You have some ambivalence about having a child. You think about how scary it felt to be a small child and to hear your parents fighting. You say to yourself, it will be different for me; we don’t fight! You’ve been married for a few years, you and your husband are simpatico, and you’re anxious to get your family started.


And then, there you are, excited and happy to be pregnant. But, as you time goes on, there are some worries gnawing at you. And the worries seem to intrude more and more on your everyday thoughts; at night, your mind takes on a life of its own. You are concerned about what type of parent you will be, you feel as if you’ve no concrete training in this monumental endeavor. You lay awake at night wondering if you are too selfish to be a mom. After all, you have been working in the corporate world for many years. You wonder if you can sort through all the information about babies and parenting. Which products are safe? It’s awful to hear about the contaminants in plastics , and your baby will be using those things!


As you wonder about what type of parent you will be, maybe flashbacks from your childhood are suddenly making an appearance, things you have not thought about in a long time. The sound of your father’s loud voice, the ugly scenes that occurred after he’d been drinking, the feeling of hiding under your bed as the house reeled with anger. You try to push these thoughts away, but you are not successful. Why are they coming back now, you think angrily.

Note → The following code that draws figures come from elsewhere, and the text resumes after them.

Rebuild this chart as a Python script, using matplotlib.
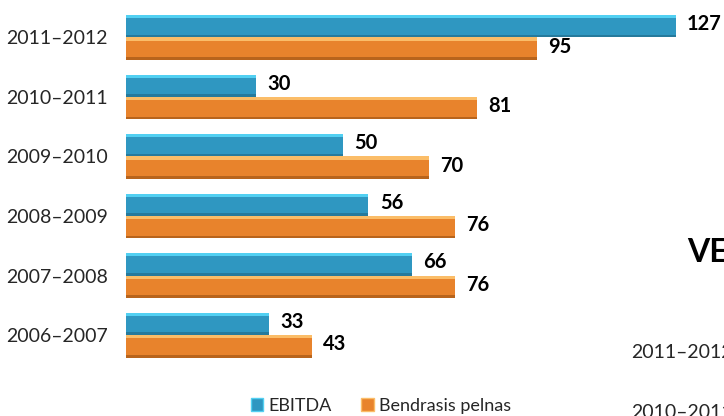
import matplotlib
matplotlib.use("Agg")
import matplotlib.pyplot as plt
from matplotlib.patches import Patch

plt.rcParams["font.family"] = ["Lato", "DejaVu Sans"]

periods = ["2011–2012", "2010–2011", "2009–2010", "2008–2009", "2007–2008", "2006–2007"]
ebitda = [127, 30, 50, 56, 66, 33]
gross_profit = [95, 81, 70, 76, 76, 43]
series_names = ["EBITDA", "Bendrasis pelnas"]

W, H = 724, 416
fig = plt.figure(figsize=(W / 100, H / 100), dpi=100)
ax = fig.add_axes([126 / W, 0, (W - 126) / W, 1])

h = 0.378
ypos = list(range(len(periods)))


def bevel_bars(y, vals, main, light, dark):
    ax.barh(y, vals, height=h, color=main, linewidth=0)
    # top highlight and bottom shade for the bevel look
    ax.barh([v - h / 2 + h * 0.07 for v in y], vals, height=h * 0.14, color=light, linewidth=0)
    ax.barh([v + h / 2 - h * 0.06 for v in y], vals, height=h * 0.12, color=dark, linewidth=0)


y_blue = [y - h / 2 for y in ypos]
y_orange = [y + h / 2 for y in ypos]
bevel_bars(y_blue, ebitda, "#2f97c1", "#52d0f2", "#267a9c")
bevel_bars(y_orange, gross_profit, "#e8832c", "#fbbd68", "#b8641c")

for y, v in zip(y_blue, ebitda):
    ax.text(v + 2.6, y - 0.03, str(v), va="center", ha="left", fontsize=14.5, fontweight="bold", color="black")
for y, v in zip(y_orange, gross_profit):
    ax.text(v + 2.6, y - 0.03, str(v), va="center", ha="left", fontsize=14.5, fontweight="bold", color="black")

ax.set_xlim(0, (W - 126) / 4.33)
ax.set_ylim(6.361, -0.630)
ax.set_yticks(ypos)
ax.set_yticklabels(periods, fontsize=14, color="#262626")
ax.tick_params(axis="y", length=0, pad=13)
ax.set_xticks([])
for s in ax.spines.values():
    s.set_visible(False)

handles = [Patch(facecolor="#2f97c1", edgecolor="#52d0f2"),
           Patch(facecolor="#e8832c", edgecolor="#fbbd68")]
fig.legend(handles, series_names, loc="center", bbox_to_anchor=(381 / W, 1 - 406 / H),
           ncol=2, frameon=False, fontsize=13, handlelength=0.7, handleheight=0.7,
           handletextpad=0.3, columnspacing=1.6, labelcolor="#262626")

# pieces of the neighbouring chart cut off at the right edge
fig.text(687 / W, 1 - 253 / H, "VE", fontsize=23, fontweight="bold", va="center", ha="left")
fig.text(631 / W, 1 - 352 / H, "2011–2012", fontsize=14, color="#262626", va="center", ha="left")
fig.text(631 / W, 1 - 412 / H, "2010–2011", fontsize=14, color="#262626", va="center", ha="left")

fig.savefig("out.png", dpi=100)
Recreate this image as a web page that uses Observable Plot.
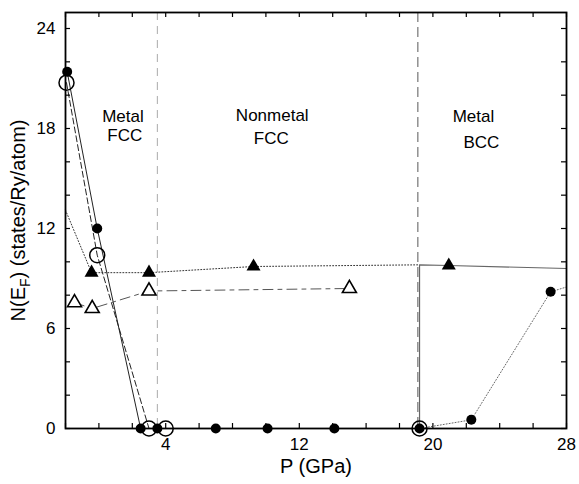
<!DOCTYPE html>
<html><head><meta charset="utf-8">
<script src="https://cdn.jsdelivr.net/npm/d3@7"></script>
<script src="https://cdn.jsdelivr.net/npm/@observablehq/plot@0.6"></script>
<style>body{margin:0;background:#fff;}</style>
</head><body><div id="chart"></div>
<script>
// ---- data ----
const xMinorTicks = [-2,0,2,4,6,8,10,12,14,16,18,20,22,24,26,28];
const xTickLabels = [4,12,20,28];
const yMinorTicks = [0,2,4,6,8,10,12,14,16,18,20,22,24];
const yTickLabels = [0,6,12,18,24];

// filled circles
const filledCircleP = [-1.9, -0.1, 2.5, 3.5, 7.0, 10.1, 14.1, 19.2, 22.3, 27.05];
const filledCircleN = [21.4, 12.0, 0, 0, 0, 0, 0, 0, 0.52, 8.2];
// open circles
const openCircleP = [-1.94, -0.1, 3.0, 4.0, 19.2];
const openCircleN = [20.75, 10.4, 0, 0, 0];
// filled triangles
const filledTriP = [-0.44, 3.0, 9.26, 20.95];
const filledTriN = [9.35, 9.35, 9.72, 9.78];
// open triangles
const openTriP = [-1.46, -0.4, 3.0, 15.0];
const openTriN = [7.55, 7.2, 8.25, 8.4];

// connecting lines
const solidLeftP = [-1.9, -0.1, 2.5];
const solidLeftN = [21.4, 12.0, 0];
const dashedLeftP = [-1.94, -0.1, 3.0];
const dashedLeftN = [20.75, 10.4, 0];
const dottedTriP = [-2.0, -0.44, 3.0, 9.26, 19.2];
const dottedTriN = [13.1, 9.35, 9.35, 9.72, 9.82];
const solidRightP = [19.2, 19.2, 20.95, 28.0];
const solidRightN = [0, 9.82, 9.78, 9.6];
const dottedRightP = [19.2, 22.3, 27.05, 30.0];
const dottedRightN = [0, 0.52, 8.2, 9.1];

const transitionP = [3.5, 19.1];

const regionLabels = [
  {p: 1.44, n: 18.7, t: "Metal"},
  {p: 1.55, n: 17.55, t: "FCC"},
  {p: 10.38, n: 18.75, t: "Nonmetal"},
  {p: 10.32, n: 17.4, t: "FCC"},
  {p: 22.43, n: 18.7, t: "Metal"},
  {p: 22.9, n: 17.15, t: "BCC"}
];

const zip = (P, N) => P.map((p, i) => ({p, n: N[i]}));

const W = 579, H = 484;
const mL = 65, mR = 13, mT = 12, mB = 56;
const innerW = W - mL - mR, innerH = H - mT - mB;
const tickLen = 5;

const chart = Plot.plot({
  width: W, height: H,
  marginLeft: mL, marginRight: mR, marginTop: mT, marginBottom: mB,
  x: {domain: [-2, 28]},
  y: {domain: [0, 24.96]},
  style: {fontFamily: "'Liberation Sans', Arial, Helvetica, sans-serif", fontSize: "17px", background: "#fff", color: "#000"},
  marks: [
    // transition lines
    Plot.ruleX([transitionP[0]], {stroke: "#aaa", strokeWidth: 1, strokeDasharray: "8,6"}),
    Plot.ruleX([transitionP[1]], {stroke: "#444", strokeWidth: 0.9, strokeDasharray: "10,5"}),
    // series lines
    Plot.line(zip(solidLeftP, solidLeftN), {x: "p", y: "n", stroke: "#222", strokeWidth: 1}),
    Plot.line(zip(dashedLeftP, dashedLeftN), {x: "p", y: "n", stroke: "#222", strokeWidth: 1, strokeDasharray: "6,3"}),
    Plot.line(zip(dottedTriP, dottedTriN), {x: "p", y: "n", stroke: "#333", strokeWidth: 1, strokeDasharray: "1,2"}),
    Plot.line(zip(openTriP, openTriN), {x: "p", y: "n", stroke: "#555", strokeWidth: 1, strokeDasharray: "10,5,4,5"}),
    Plot.line(zip(solidRightP, solidRightN), {x: "p", y: "n", stroke: "#666", strokeWidth: 1.2}),
    Plot.line(zip(dottedRightP, dottedRightN), {x: "p", y: "n", stroke: "#666", strokeWidth: 1, strokeDasharray: "1,2", clip: true}),
    // markers
    Plot.dot(zip(filledCircleP, filledCircleN), {x: "p", y: "n", r: 5, fill: "#000", stroke: "none"}),
    Plot.dot(zip(openCircleP, openCircleN), {x: "p", y: "n", r: 7.5, fill: "none", stroke: "#000", strokeWidth: 1.5}),
    Plot.dot(zip(filledTriP, filledTriN), {x: "p", y: "n", r: 5.2, symbol: "triangle", fill: "#000", stroke: "none"}),
    Plot.dot(zip(openTriP, openTriN), {x: "p", y: "n", r: 5.2, symbol: "triangle", fill: "#fff", stroke: "#000", strokeWidth: 1.6}),
    // inward ticks on all four sides
    Plot.ruleX(xMinorTicks, {x: d => d, stroke: "#000", strokeWidth: 1.2, insetTop: innerH - tickLen}),
    Plot.ruleX(xMinorTicks, {x: d => d, stroke: "#000", strokeWidth: 1.2, insetBottom: innerH - tickLen}),
    Plot.ruleY(yMinorTicks, {y: d => d, stroke: "#000", strokeWidth: 1.2, insetRight: innerW - tickLen}),
    Plot.ruleY(yMinorTicks, {y: d => d, stroke: "#000", strokeWidth: 1.2, insetLeft: innerW - tickLen}),
    Plot.frame({stroke: "#000", strokeWidth: 1.8}),
    // axes labels
    Plot.axisX(xTickLabels, {tickSize: 0, tickPadding: 9, label: null, fontSize: 17}),
    Plot.axisY(yTickLabels, {tickSize: 0, tickPadding: 10, label: null, fontSize: 17}),
    Plot.text(["P (GPa)"], {frameAnchor: "bottom", textAnchor: "middle", dy: 44, fontSize: 20}),
    Plot.text(["N(EF) (states/Ry/atom)"], {frameAnchor: "left", textAnchor: "middle", rotate: -90, dx: -47, fontSize: 20}),
    // region annotations
    Plot.text(regionLabels, {x: "p", y: "n", text: "t", fontSize: 17})
  ]
});

document.getElementById("chart").appendChild(chart);

// subscript F in the y label
d3.select(chart).selectAll("text").each(function() {
  if (this.textContent === "N(EF) (states/Ry/atom)") {
    const t = d3.select(this);
    t.text(null);
    t.append("tspan").text("N(E");
    t.append("tspan").attr("dy", 5).attr("font-size", 14).text("F");
    t.append("tspan").attr("dy", -5).text(") (states/Ry/atom)");
  }
});
</script>
</body></html>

Current research does not show a clear picture of all the factors as to why women suffer from perinatal mood disorders. It seems that a convergence of biological, psychological and social – biopsychosocial – factors play a role in the intensification of anxiety and mood disorders during the childbearing year. Click here for a detailed list of risk factors. In other words, it is likely that past personal issues, hormonal changes and stressors from your current situation can create a vulnerability to mood disorders in the childbearing year.


Some self-help ways to manage anxiety is to practice relaxation every day for 20 minutes a day. Relaxation is an acquired skill. You can catch small pockets of stress-reduction time during the day and just breathe quietly and calmly. But it is a real treat to yourself if you go to a quiet place, relax your body, picture your baby happily ensconced in your womb and let yourself breathe easy, slow breaths.


If you need some help relaxing, downloading or creating your own MP3 track of guided imagery is a nice option. Studies show that just eight weeks of relaxation practice makes huge difference in anxiety levels. An easy prenatal yoga practice is another great stress reducer. Expressive journaling can help relieve stress. It is also wise to set up a postpartum support plan, so you will have help after the baby comes. It is a good idea to budget some funds for some postpartum help. I have created the BirthTouch® Postpartum Plan Form, which you can see here, with lots of good supportive self-care measures you can incorporate into your birth plan. Remember a good postpartum doula can help you get some sleep, which will help you have a balanced emotional state. Click here for an article about postpartum doulas. Having a plan will give you and your family an agreed upon blueprint to follow when you are not feeling well.


If you are experiencing extreme anxiety that intrudes on your life, panic attacks, or unpleasant flashbacks, then see your doctor immediately. S/he can determine if you need medication. Get a referral to a good therapist. Befrienders Worldwide is a great referral resource. So is Postpartum Support International.